Bringing up his age as 90 will spark a few claims that this too is in fact a myth, correcting, “The press has spread this ridiculous rumour. I’m 55.” But when presented with his own filmography, Shatner reluctantly admits despite some evidence to the contrary, he is indeed 90. Some of this joking might mask the actual embarrassment he admitted to feeling at that age because of the lack of grandeur he associated with old age. But time’s insistent advancement also brought the likes of William Shatner other reasons to grieve: his crumbling friendship with Leonard Nimoy.
The enduring friendship and falling out between Leonard Nimoy and William Shatner
Kicking off the original Star Trek, which ran from 1966 to 1969, was William Shatner as Captain Kirk and Leonard Nimoy as the Vulcan Spock. The two became close as colleagues and friends, eventually bound in part by tragedy and healing. Shatner’s third wife, Nerine Kidd, died in 1999 by accidental drowning. The loss crushed Shatner, and only one person seemed able to reach and help him through what he described as “searing pain”: Leonard Nimoy.

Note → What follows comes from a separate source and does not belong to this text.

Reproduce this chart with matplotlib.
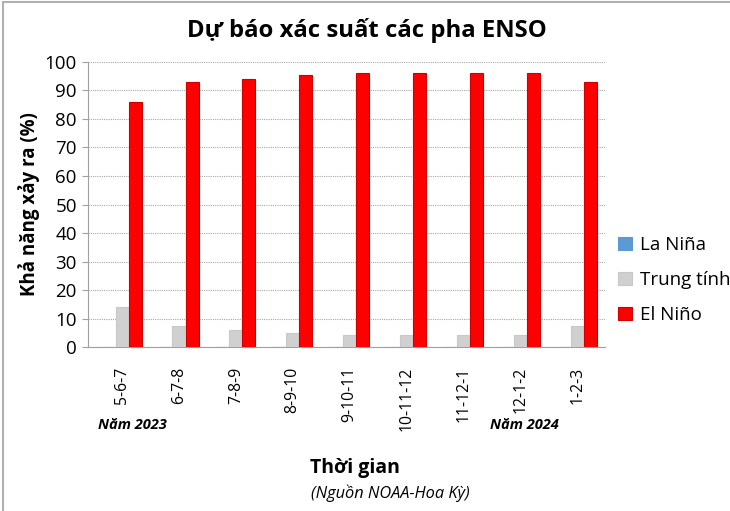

The two also bonded over both being Jewish and holding that identity close to heart and with reverence. By rights, they had abundant similarities, which Shatner outlined, “But yes – of course! Leonard was only four days younger than me, and Boston [where Nimoy was born] is a lot like Montreal [Shatner’s home town], these old cities with big buildings where the snowdrifts through the streets. I think he had a much more Jewish upbringing than me; he learned to speak Yiddish and I did not. But the similarities between us were incredible.”
Despite all this, the two actually drifted significantly apart near the end of Nimoy’s life and he never knew why. When asked if he’s found out why since, Shatner answered, “No, and he was my dearest friend. We talked about all kinds of things in the darkness of the limousine, about divorce and children. But something happened, I don’t know what, it was so bizarre. But his daughter told me not long ago: ‘He really loved you.’ And that moved me to tears.”